PROBLEM TO SOLVE ::
Counting only lines that hold "chart", give the total and nothing more.

GIVEN DATA ::
_ _ _ _ _

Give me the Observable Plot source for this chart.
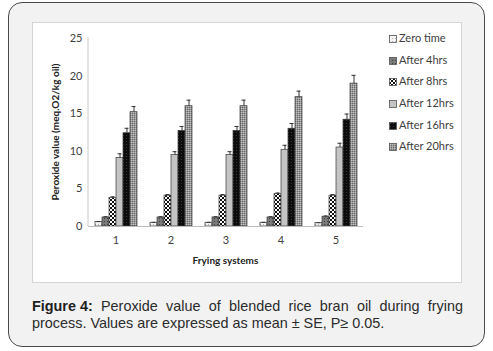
<!DOCTYPE html>
<html>
<head>
<meta charset="utf-8">
<script src="https://cdn.jsdelivr.net/npm/d3@7"></script>
<script src="https://cdn.jsdelivr.net/npm/@observablehq/plot@0.6"></script>
<style>
  html, body { margin: 0; padding: 0; background: #ffffff; }
  #card { position: absolute; left: 8px; top: 2px; width: 477px; height: 345px; box-sizing: border-box;
          border: 1px solid #4a4a4a; border-radius: 14px; background: #f2f2f2; }
  #box { position: absolute; left: 32px; top: 22px; width: 430px; height: 261px; box-sizing: border-box;
         border: 1px solid #d4d4d4; background: #ffffff; }
  #chart { position: absolute; left: 0; top: 0; }
  #legend { position: absolute; left: 356px; top: 4px; font-family: Lato, sans-serif; font-size: 11px; color: #404040; }
  #legend .row { height: 21.7px; line-height: 21.7px; white-space: nowrap; }
  #legend svg { vertical-align: -1px; margin-right: 2px; }
  #caption { position: absolute; left: 32px; top: 298px; width: 431px; font-family: "Liberation Sans", Arial, sans-serif;
             font-size: 14.4px; line-height: 17px; color: #2b2b2b; }
  #caption .l1 { text-align: justify; text-align-last: justify; white-space: nowrap; display: flex; justify-content: space-between; }
  #caption b { color: #1e1e1e; }
</style>
</head>
<body>
<svg width="0" height="0" style="position:absolute">
  <defs>
    <pattern id="p0" width="3" height="3" patternUnits="userSpaceOnUse">
      <rect width="3" height="3" fill="#f4f4f4"/><rect x="0" y="0" width="1" height="1" fill="#b0b0b0"/>
    </pattern>
    <pattern id="p1" width="3" height="3" patternUnits="userSpaceOnUse">
      <rect width="3" height="3" fill="#7a7a7a"/><rect x="0" y="0" width="1" height="1" fill="#404040"/>
    </pattern>
    <pattern id="p2" width="4" height="4" patternUnits="userSpaceOnUse">
      <rect width="4" height="4" fill="#ffffff"/>
      <rect x="0" y="0" width="2" height="2" fill="#111"/><rect x="2" y="2" width="2" height="2" fill="#111"/>
    </pattern>
    <pattern id="p3" width="3" height="3" patternUnits="userSpaceOnUse">
      <rect width="3" height="3" fill="#c4c4c4"/>
    </pattern>
    <pattern id="p4" width="3" height="3" patternUnits="userSpaceOnUse">
      <rect width="3" height="3" fill="#0c0c0c"/><rect x="1" y="1" width="1" height="1" fill="#3a3a3a"/>
    </pattern>
    <pattern id="p5" width="2" height="2" patternUnits="userSpaceOnUse">
      <rect width="2" height="2" fill="#9a9a9a"/><rect x="0" y="0" width="1" height="1" fill="#6a6a6a"/><rect x="1" y="1" width="1" height="1" fill="#bdbdbd"/>
    </pattern>
  </defs>
</svg>
<div id="card">
</div>
<div id="box">
  <div id="chart"></div>
  <div id="legend"></div>
</div>
<div id="caption">
  <div class="l1"><span><b>Figure 4:</b></span><span>Peroxide</span><span>value</span><span>of</span><span>blended</span><span>rice</span><span>bran</span><span>oil</span><span>during</span><span>frying</span></div>
  <div class="l2">process. Values are expressed as mean ± SE, P≥ 0.05.</div>
</div>
<script>
const systems = ["1", "2", "3", "4", "5"];
const series = ["Zero time", "After 4hrs", "After 8hrs", "After 12hrs", "After 16hrs", "After 20hrs"];
const yTicks = [0, 5, 10, 15, 20, 25];

const zeroTime = [0.6, 0.5, 0.5, 0.5, 0.45];
const after4 = [1.2, 1.2, 1.2, 1.2, 1.3];
const after8 = [3.8, 4.1, 4.1, 4.3, 4.1];
const after12 = [9.1, 9.5, 9.5, 10.2, 10.5];
const after16 = [12.4, 12.7, 12.7, 13.0, 14.2];
const after20 = [15.2, 16.0, 16.0, 17.2, 19.0];

const seZero = [0.05, 0.05, 0.05, 0.05, 0.05];
const se4 = [0.1, 0.1, 0.1, 0.1, 0.1];
const se8 = [0.15, 0.15, 0.15, 0.15, 0.15];
const se12 = [0.57, 0.45, 0.45, 0.6, 0.57];
const se16 = [0.66, 0.6, 0.6, 0.7, 0.75];
const se20 = [0.75, 0.8, 0.8, 0.8, 1.1];

const patterns = ["url(#p0)", "url(#p1)", "url(#p2)", "url(#p3)", "url(#p4)", "url(#p5)"];

const valueArrays = [zeroTime, after4, after8, after12, after16, after20];
const seArrays = [seZero, se4, se8, se12, se16, se20];
const rows = [];
series.forEach((s, i) => systems.forEach((sys, j) => {
  rows.push({system: sys, series: s, value: valueArrays[i][j], se: seArrays[i][j]});
}));

const plot = Plot.plot({
  width: 340,
  height: 255,
  marginLeft: 55,
  marginRight: 10,
  marginTop: 15,
  marginBottom: 52,
  style: {fontFamily: "Lato, sans-serif", fontSize: "11px", color: "#404040", background: "transparent"},
  fx: {domain: systems, paddingInner: 0.18, paddingOuter: 0.09, axis: "bottom", tickSize: 0, tickPadding: 10, label: null},
  x: {domain: series, axis: null, padding: 0},
  y: {domain: [0, 25], ticks: yTicks, tickSize: 0, tickPadding: 11, label: null},
  color: {type: "ordinal", domain: series, range: patterns},
  marks: [
    Plot.barY(rows, {fx: "system", x: "series", y: "value", fill: "series", stroke: "#3a3a3a", strokeWidth: 0.7}),
    Plot.ruleX(rows, {fx: "system", x: "series", y1: "value", y2: d => d.value + d.se, stroke: "#333", strokeWidth: 1}),
    Plot.tickY(rows, {fx: "system", x: "series", y: d => d.value + d.se, stroke: "#333", strokeWidth: 1, insetLeft: 1.5, insetRight: 1.5})
  ]
});
document.getElementById("chart").appendChild(plot);

// axis lines and titles using the plot's own scales
const yS = plot.scale("y");
const fxS = plot.scale("fx");
const svg = d3.select(plot);
const x0 = fxS.range[0], x1 = fxS.range[1];
svg.append("line").attr("x1", x0).attr("x2", x0).attr("y1", yS.apply(25) - 1).attr("y2", yS.apply(0))
  .attr("stroke", "#c8c8c8").attr("stroke-width", 1);
svg.append("line").attr("x1", x0).attr("x2", x1).attr("y1", yS.apply(0) + 0.5).attr("y2", yS.apply(0) + 0.5)
  .attr("stroke", "#bdbdbd").attr("stroke-width", 1);
svg.append("text").text("Peroxide value (meq.O2/kg oil)")
  .attr("transform", `translate(22,${(yS.apply(0) + yS.apply(25)) / 2 + 0}) rotate(-90)`)
  .attr("text-anchor", "middle").attr("dy", "0.35em")
  .attr("font-weight", "bold").attr("font-size", "10px").attr("fill", "#222");
svg.append("text").text("Frying systems")
  .attr("x", (x0 + x1) / 2).attr("y", 237).attr("text-anchor", "middle").attr("dy", "0.35em")
  .attr("font-weight", "bold").attr("font-size", "10px").attr("fill", "#222");

// legend
const legend = d3.select("#legend");
series.forEach((s, i) => {
  const row = legend.append("div").attr("class", "row");
  const sw = row.append("svg").attr("width", 8).attr("height", 8);
  sw.append("rect").attr("x", 0.5).attr("y", 0.5).attr("width", 7).attr("height", 7)
    .attr("fill", patterns[i]).attr("stroke", "#555").attr("stroke-width", 0.8);
  row.append("span").text(s);
});
</script>
</body>
</html>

_ _ _ _ _

CORRECT ANSWER ::
4